Clemon Jones, Attica, petitioner pro se.

Eric T. Schneiderman, Attorney General, Albany (Peter H. Schiff of counsel), for respondents.

Proceeding pursuant to CPLR article 78 (transferred to this Court by order of the Supreme Court, entered in Albany County) to review a determination of respondent Commissioner of Corrections and Community Supervision which placed petitioner in involuntary protective custody.
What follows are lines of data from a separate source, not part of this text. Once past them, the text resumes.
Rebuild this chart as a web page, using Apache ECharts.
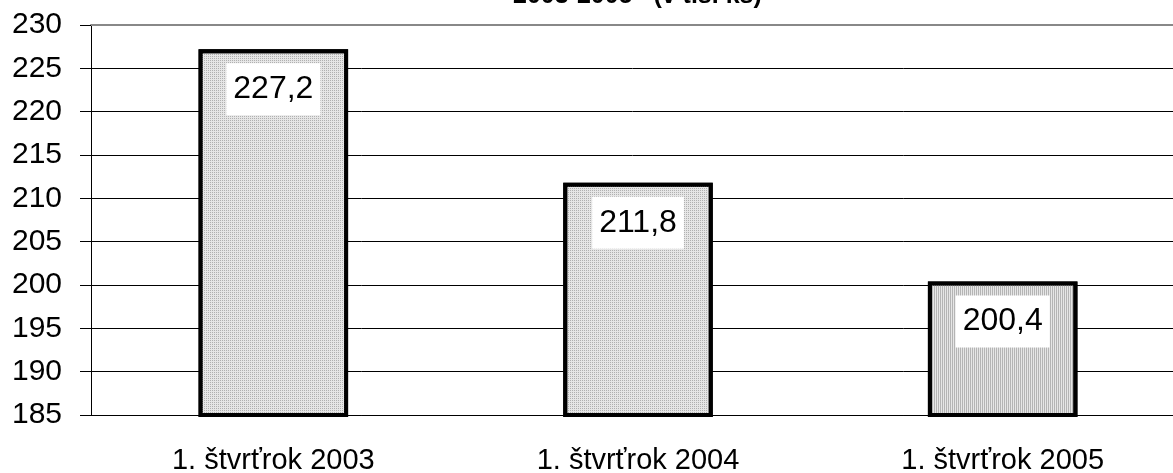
<!DOCTYPE html>
<html>
<head>
<meta charset="utf-8">
<script src="https://cdn.jsdelivr.net/npm/echarts@6/dist/echarts.min.js"></script>
<style>
  html, body { margin: 0; padding: 0; background: #fff; }
  #main { width: 1173px; height: 473px; }
</style>
</head>
<body>
<div id="main"></div>
<script>
let categories = ['1. štvrťrok 2003', '1. štvrťrok 2004', '1. štvrťrok 2005'];
let values = [227.2, 211.8, 200.4];
let yTicks = { min: 185, max: 230, step: 5 };

let font = 'Liberation Sans, Arial, sans-serif';
let dotted = { symbol: 'rect', symbolSize: 1, dashArrayX: [1, 1], dashArrayY: [1, 1], color: '#b0b0b0' };
let striped = { symbol: 'rect', symbolSize: 1, dashArrayX: [1, 1], dashArrayY: [8, 0], color: '#b4b4b4' };
let patterns = [dotted, dotted, striped];

let chart = echarts.init(document.getElementById('main'));
let option = {
  animation: false,
  backgroundColor: '#fff',
  title: {
    text: '2003-2005   (v tis. ks)',
    left: 513,
    top: -16,
    padding: 0,
    textStyle: { fontFamily: font, fontSize: 25, fontWeight: 'bold', color: '#000' }
  },
  // the plot runs a little past the right edge of the picture
  grid: { left: 91, top: 25, right: -12, bottom: 58, outerBoundsMode: 'none' },
  xAxis: [{
    type: 'category',
    data: categories,
    axisLine: { lineStyle: { color: '#000', width: 1 } },
    axisTick: { show: false },
    axisLabel: { margin: 31, color: '#000', fontFamily: font, fontSize: 29 }
  }, {
    type: 'category',
    position: 'top',
    data: categories,
    axisLine: { lineStyle: { color: '#888', width: 2 } },
    axisTick: { show: false },
    axisLabel: { show: false }
  }],
  yAxis: {
    type: 'value',
    min: yTicks.min,
    max: yTicks.max,
    interval: yTicks.step,
    axisLine: { show: true, lineStyle: { color: '#000', width: 1 } },
    axisTick: { show: true, length: 11, lineStyle: { color: '#000' } },
    axisLabel: { margin: 29, color: '#000', fontFamily: font, fontSize: 30 },
    splitLine: { lineStyle: { color: '#000', width: 1 } }
  },
  series: [{
    type: 'bar',
    barWidth: '41%',
    data: values.map((v, i) => ({
      value: v,
      itemStyle: { decal: patterns[i] }
    })),
    itemStyle: { color: '#e6e6e6', borderColor: '#000', borderWidth: 4 },
    label: {
      show: true,
      position: 'insideTop',
      distance: 14,
      formatter: p => String(p.value).replace('.', ','),
      backgroundColor: '#fff',
      padding: [10, 7],
      color: '#000',
      fontFamily: font,
      fontSize: 32
    }
  }]
};
chart.setOption(option);
</script>
</body>
</html>
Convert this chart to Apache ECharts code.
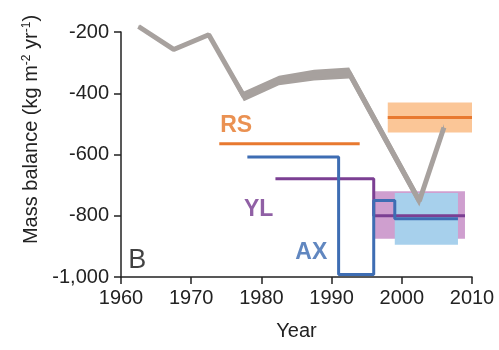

Petitioner commenced this CPLR article 78 proceeding challenging an administrative determination directing that he be placed in involuntary protective custody (hereinafter IPC). Although petitioner has been transferred to another correctional facility and is no longer in IPC, his challenge to the IPC determination remains justiciable insofar as he seeks expungement of such determination from his institutional record (see Matter of Hynes v Fischer, 101 AD3d 1188, 1189 [2012]). To that end, our review of the record establishes that the IPC recommendation and the testimony at the hearing, including that of petitioner, provide substantial evidence to support the determination (see Matter of Ortiz v Simmons, 67 AD3d 1208, 1209-1210 [2009]; Matter of Dawes v Fischer, 53 AD3d 902, 903 [2008]). Contrary to petitioner's contention, the Hearing Officer was not required to assess the reliability of the statements made by the inmate who threatened petitioner's safety. Such statements, which were relayed through the testimony of the correction officer who investigated the incident, were not confidential (see Matter of Moore v Rabideau, 250 AD2d 1008, 1009 [1998]) and, in any event, the information regarding the nature and basis for the threat was corroborated by petitioner's own testimony. To the extent that petitioner asserts that the Hearing Officer was precluded from acting as the Hearing Officer given his involvement in the related disciplinary matter resulting from the confrontation between [*2]petitioner and the inmate who threatened him, this issue is unpreserved as he failed to raise it at the hearing (see Matter of Boswell v Coombe, 231 AD2d 940, 940 [1996]).

McCarthy, J.P., Garry, Devine and Clark, JJ., concur. Adjudged that the determination is confirmed, without costs, and petition dismissed.